Write the data out again, character for character, with no images.
= = = = =
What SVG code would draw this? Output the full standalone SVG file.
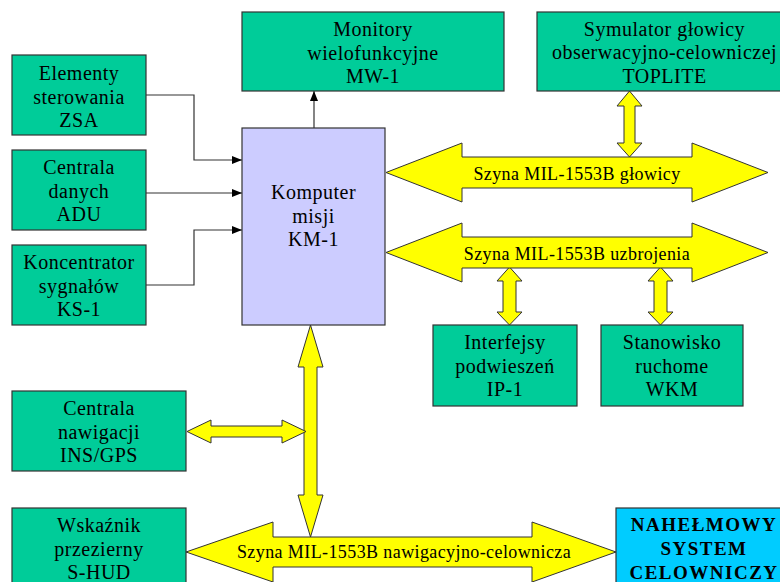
<svg xmlns="http://www.w3.org/2000/svg" width="780" height="582" viewBox="0 0 780 582">
<defs>
<style>
.box{fill:#00CC99;stroke:#333;stroke-width:1.2}
.km{fill:#CCCCFF;stroke:#333;stroke-width:1.2}
.nsc{fill:#00CCFF;stroke:#333;stroke-width:1.2}
.t{font-size:20px;letter-spacing:0.5px;fill:#000;text-anchor:middle}
.b{font-size:18px;letter-spacing:0.4px;fill:#000;text-anchor:middle}
.nb{font-size:19px;font-weight:bold;letter-spacing:1.5px;fill:#000;text-anchor:middle}
.bus{fill:#FFFF00;stroke:#333;stroke-width:1}
.ln{fill:none;stroke:#333;stroke-width:1.2}
</style>
<marker id="ah" viewBox="0 0 10 8" refX="10" refY="4" markerWidth="10" markerHeight="8" markerUnits="userSpaceOnUse" orient="auto">
<path d="M0,0 L10,4 L0,8 Z" fill="#000"/>
</marker>
</defs>
<rect width="780" height="582" fill="#fff"/>
<g font-family="'Liberation Serif', 'DejaVu Serif', serif">
<g id="connectors">
<polyline class="ln" points="146,95 194,95 194,160 242,160" marker-end="url(#ah)"/>
<polyline class="ln" points="146,193 242,193" marker-end="url(#ah)"/>
<polyline class="ln" points="146,285 194,285 194,230 242,230" marker-end="url(#ah)"/>
<polyline class="ln" points="314,128 314,91" marker-end="url(#ah)"/>
<polygon class="bus" points="629.5,91 642,106 635,106 635,143 642,143 629.5,157 617,143 624,143 624,106 617,106"/>
<polygon class="bus" points="509.5,267 522,281 516,281 516,312 522,312 509.5,325 497,312 503,312 503,281 497,281"/>
<polygon class="bus" points="660.5,267 673,281 667,281 667,312 673,312 660.5,325 648,312 654,312 654,281 648,281"/>
<polygon class="bus" points="310.5,325 323,367 317,367 317,495 323,495 310.5,537 298,495 304,495 304,367 298,367"/>
<polygon class="bus" points="187,431.5 211,420 211,426 282,426 282,420 306,431.5 282,443 282,437 211,437 211,443"/>
</g>

<g id="bus-glowicy">
<polygon class="bus" points="386,172.5 462,143 462,157 692,157 692,143 768,172.5 692,202 692,188 462,188 462,202"/>
<text class="b" x="577" y="180">Szyna MIL-1553B głowicy</text>
</g>
<g id="bus-uzbrojenia">
<polygon class="bus" points="386,252.5 462,223 462,237 692,237 692,223 768,252.5 692,282 692,268 462,268 462,282"/>
<text class="b" x="577" y="260">Szyna MIL-1553B uzbrojenia</text>
</g>
<g id="bus-nawigacyjno">
<polygon class="bus" points="186,552 273,522 273,537 532,537 532,522 616,552 532,582 532,567 273,567 273,582"/>
<text class="b" x="404" y="558">Szyna MIL-1553B nawigacyjno-celownicza</text>
</g>

<g id="zsa">
<rect class="box" x="12" y="55" width="134" height="80"/>
<text class="t" x="79" y="80">Elementy</text>
<text class="t" x="79" y="103.5">sterowania</text>
<text class="t" x="79" y="127">ZSA</text>
</g>
<g id="adu">
<rect class="box" x="12" y="150" width="134" height="80"/>
<text class="t" x="79" y="174">Centrala</text>
<text class="t" x="79" y="197.5">danych</text>
<text class="t" x="79" y="221">ADU</text>
</g>
<g id="ks1">
<rect class="box" x="12" y="245" width="134" height="80"/>
<text class="t" x="79" y="269">Koncentrator</text>
<text class="t" x="79" y="292.5">sygnałów</text>
<text class="t" x="79" y="316">KS-1</text>
</g>
<g id="mw1">
<rect class="box" x="242" y="12" width="262" height="79"/>
<text class="t" x="373" y="36">Monitory</text>
<text class="t" x="373" y="59.5">wielofunkcyjne</text>
<text class="t" x="373" y="83">MW-1</text>
</g>
<g id="toplite">
<rect class="box" x="537" y="12" width="254" height="79"/>
<text class="t" x="664.5" y="35.5">Symulator głowicy</text>
<text class="t" x="664.5" y="59">obserwacyjno-celowniczej</text>
<text class="t" x="664.5" y="82.5">TOPLITE</text>
</g>
<g id="km1">
<rect class="km" x="242" y="128" width="143" height="197"/>
<text class="t" x="313.5" y="199">Komputer</text>
<text class="t" x="313.5" y="222.5">misji</text>
<text class="t" x="313.5" y="246">KM-1</text>
</g>
<g id="ip1">
<rect class="box" x="433" y="325" width="144" height="81"/>
<text class="t" x="505" y="349">Interfejsy</text>
<text class="t" x="505" y="372.5">podwieszeń</text>
<text class="t" x="505" y="396">IP-1</text>
</g>
<g id="wkm">
<rect class="box" x="601" y="325" width="142" height="81"/>
<text class="t" x="672" y="349">Stanowisko</text>
<text class="t" x="672" y="372.5">ruchome</text>
<text class="t" x="672" y="396">WKM</text>
</g>
<g id="insgps">
<rect class="box" x="12" y="391" width="174" height="80"/>
<text class="t" x="99" y="415">Centrala</text>
<text class="t" x="99" y="438.5">nawigacji</text>
<text class="t" x="99" y="462">INS/GPS</text>
</g>
<g id="shud">
<rect class="box" x="12" y="508" width="174" height="90"/>
<text class="t" x="99" y="532">Wskaźnik</text>
<text class="t" x="99" y="555.5">przezierny</text>
<text class="t" x="99" y="579">S-HUD</text>
</g>
<g id="nsc">
<rect class="nsc" x="616" y="508" width="176" height="90"/>
<text class="nb" x="704" y="531">NAHEŁMOWY</text>
<text class="nb" x="704" y="555">SYSTEM</text>
<text class="nb" x="704" y="579">CELOWNICZY</text>
</g>
</g>
</svg>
= = = = =
COMPLETED EXERCISE:
What SVG code would draw this? Output the full standalone SVG file.
<svg xmlns="http://www.w3.org/2000/svg" width="780" height="582" viewBox="0 0 780 582">
<defs>
<style>
.box{fill:#00CC99;stroke:#333;stroke-width:1.2}
.km{fill:#CCCCFF;stroke:#333;stroke-width:1.2}
.nsc{fill:#00CCFF;stroke:#333;stroke-width:1.2}
.t{font-size:20px;letter-spacing:0.5px;fill:#000;text-anchor:middle}
.b{font-size:18px;letter-spacing:0.4px;fill:#000;text-anchor:middle}
.nb{font-size:19px;font-weight:bold;letter-spacing:1.5px;fill:#000;text-anchor:middle}
.bus{fill:#FFFF00;stroke:#333;stroke-width:1}
.ln{fill:none;stroke:#333;stroke-width:1.2}
</style>
<marker id="ah" viewBox="0 0 10 8" refX="10" refY="4" markerWidth="10" markerHeight="8" markerUnits="userSpaceOnUse" orient="auto">
<path d="M0,0 L10,4 L0,8 Z" fill="#000"/>
</marker>
</defs>
<rect width="780" height="582" fill="#fff"/>
<g font-family="'Liberation Serif', 'DejaVu Serif', serif">
<g id="connectors">
<polyline class="ln" points="146,95 194,95 194,160 242,160" marker-end="url(#ah)"/>
<polyline class="ln" points="146,193 242,193" marker-end="url(#ah)"/>
<polyline class="ln" points="146,285 194,285 194,230 242,230" marker-end="url(#ah)"/>
<polyline class="ln" points="314,128 314,91" marker-end="url(#ah)"/>
<polygon class="bus" points="629.5,91 642,106 635,106 635,143 642,143 629.5,157 617,143 624,143 624,106 617,106"/>
<polygon class="bus" points="509.5,267 522,281 516,281 516,312 522,312 509.5,325 497,312 503,312 503,281 497,281"/>
<polygon class="bus" points="660.5,267 673,281 667,281 667,312 673,312 660.5,325 648,312 654,312 654,281 648,281"/>
<polygon class="bus" points="310.5,325 323,367 317,367 317,495 323,495 310.5,537 298,495 304,495 304,367 298,367"/>
<polygon class="bus" points="187,431.5 211,420 211,426 282,426 282,420 306,431.5 282,443 282,437 211,437 211,443"/>
</g>

<g id="bus-glowicy">
<polygon class="bus" points="386,172.5 462,143 462,157 692,157 692,143 768,172.5 692,202 692,188 462,188 462,202"/>
<text class="b" x="577" y="180">Szyna MIL-1553B głowicy</text>
</g>
<g id="bus-uzbrojenia">
<polygon class="bus" points="386,252.5 462,223 462,237 692,237 692,223 768,252.5 692,282 692,268 462,268 462,282"/>
<text class="b" x="577" y="260">Szyna MIL-1553B uzbrojenia</text>
</g>
<g id="bus-nawigacyjno">
<polygon class="bus" points="186,552 273,522 273,537 532,537 532,522 616,552 532,582 532,567 273,567 273,582"/>
<text class="b" x="404" y="558">Szyna MIL-1553B nawigacyjno-celownicza</text>
</g>

<g id="zsa">
<rect class="box" x="12" y="55" width="134" height="80"/>
<text class="t" x="79" y="80">Elementy</text>
<text class="t" x="79" y="103.5">sterowania</text>
<text class="t" x="79" y="127">ZSA</text>
</g>
<g id="adu">
<rect class="box" x="12" y="150" width="134" height="80"/>
<text class="t" x="79" y="174">Centrala</text>
<text class="t" x="79" y="197.5">danych</text>
<text class="t" x="79" y="221">ADU</text>
</g>
<g id="ks1">
<rect class="box" x="12" y="245" width="134" height="80"/>
<text class="t" x="79" y="269">Koncentrator</text>
<text class="t" x="79" y="292.5">sygnałów</text>
<text class="t" x="79" y="316">KS-1</text>
</g>
<g id="mw1">
<rect class="box" x="242" y="12" width="262" height="79"/>
<text class="t" x="373" y="36">Monitory</text>
<text class="t" x="373" y="59.5">wielofunkcyjne</text>
<text class="t" x="373" y="83">MW-1</text>
</g>
<g id="toplite">
<rect class="box" x="537" y="12" width="254" height="79"/>
<text class="t" x="664.5" y="35.5">Symulator głowicy</text>
<text class="t" x="664.5" y="59">obserwacyjno-celowniczej</text>
<text class="t" x="664.5" y="82.5">TOPLITE</text>
</g>
<g id="km1">
<rect class="km" x="242" y="128" width="143" height="197"/>
<text class="t" x="313.5" y="199">Komputer</text>
<text class="t" x="313.5" y="222.5">misji</text>
<text class="t" x="313.5" y="246">KM-1</text>
</g>
<g id="ip1">
<rect class="box" x="433" y="325" width="144" height="81"/>
<text class="t" x="505" y="349">Interfejsy</text>
<text class="t" x="505" y="372.5">podwieszeń</text>
<text class="t" x="505" y="396">IP-1</text>
</g>
<g id="wkm">
<rect class="box" x="601" y="325" width="142" height="81"/>
<text class="t" x="672" y="349">Stanowisko</text>
<text class="t" x="672" y="372.5">ruchome</text>
<text class="t" x="672" y="396">WKM</text>
</g>
<g id="insgps">
<rect class="box" x="12" y="391" width="174" height="80"/>
<text class="t" x="99" y="415">Centrala</text>
<text class="t" x="99" y="438.5">nawigacji</text>
<text class="t" x="99" y="462">INS/GPS</text>
</g>
<g id="shud">
<rect class="box" x="12" y="508" width="174" height="90"/>
<text class="t" x="99" y="532">Wskaźnik</text>
<text class="t" x="99" y="555.5">przezierny</text>
<text class="t" x="99" y="579">S-HUD</text>
</g>
<g id="nsc">
<rect class="nsc" x="616" y="508" width="176" height="90"/>
<text class="nb" x="704" y="531">NAHEŁMOWY</text>
<text class="nb" x="704" y="555">SYSTEM</text>
<text class="nb" x="704" y="579">CELOWNICZY</text>
</g>
</g>
</svg>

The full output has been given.